There are so many positive things about this move. The new building will be amazing, compared to the current tiny, overcrowded site. There’ll be all sorts of opportunities for the kids – my biggest boy is excited that he might be able to take drumming lessons which would have been an absolute no-go where they are now, because there wasn’t any room for a drum kit, and certainly nowhere that it could go without being heard in every single classroom! The school dinners will be prepared on site rather than shipped in; the kids won’t have to be bussed elsewhere for sports; there’ll be a breakfast club and after school activities on site. Best of all for us, there’ll be a new nursery unit which my littlest boy will be going to in the mornings – in practical terms alone that makes our mornings a lot easier.

All this good stuff, and yet I can’t help feeling really, really sad about the change, because despite all the new facilities and opportunities, I feel like much of the stuff that I value as a parent will be disappearing.
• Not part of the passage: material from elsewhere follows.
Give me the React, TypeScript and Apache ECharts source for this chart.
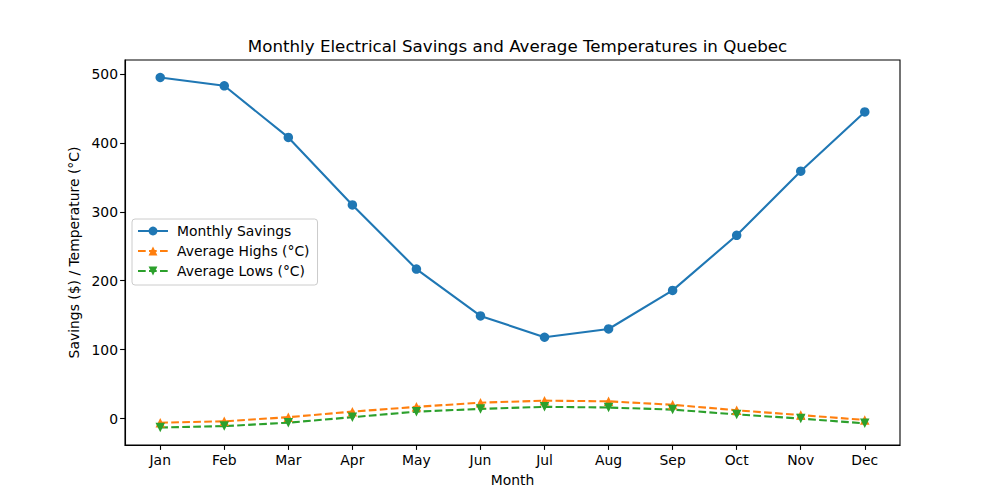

Mostly, it’s to do with size. I love the fact that the school is one form entry. It means all the kids know each other, all the teachers know all the kids, and it’s easy to find and get to know the parents of the kids’ friends. Everyone congregates on the tiny yard before and after school, where we can catch up, arrange playdates, find out all the stuff our own kids don’t tell us, and also speak to the class teachers informally and easily. At the end of the day it’s not unusual to see kids still playing on the yard while their parents gossip, even half an hour or so after school has finished. This feels to me like a primary school should be – a sort of small, safe stepping stone to the big wide world.

The new school will be a different story completely – with a three form entry, it’s billed to be the biggest primary school in Wales. The logistics of such a large school dictate a very different beginning and end to the school day – we’ll be dropping our kids off at one of three gates (according to their age) rather than all in one place; though there is a lovely playground, it’s not clear whether parents and younger kids will have access to it after school or whether we’ll be encouraged to simply pick up and leave; and also I imagine it is going to be much more difficult to touch base with teachers informally. It just feels as if the small, family atmosphere, that admittedly can be a bit stifling at times but is generally, I think, A Good Thing for a primary school, will be extremely hard to replicate at the new site.

I am sure that tomorrow I will wake up feeling less melancholy about all this. And I do have to keep reminding myself that none of these things which are bothering me are worrying the kids in the slightest. It’s just going to be a new way of doing things, that’ll take a bit of getting used to. I guess, as a community of parents, we can simply regroup in a different way – we might need to be a bit more creative (monthly pub night, anyone?) And I am sure there are advantages to being in a large school that aren’t yet apparent. It’s just that right now, at this very moment, I am not 100% sure that bigger will necessarily be better.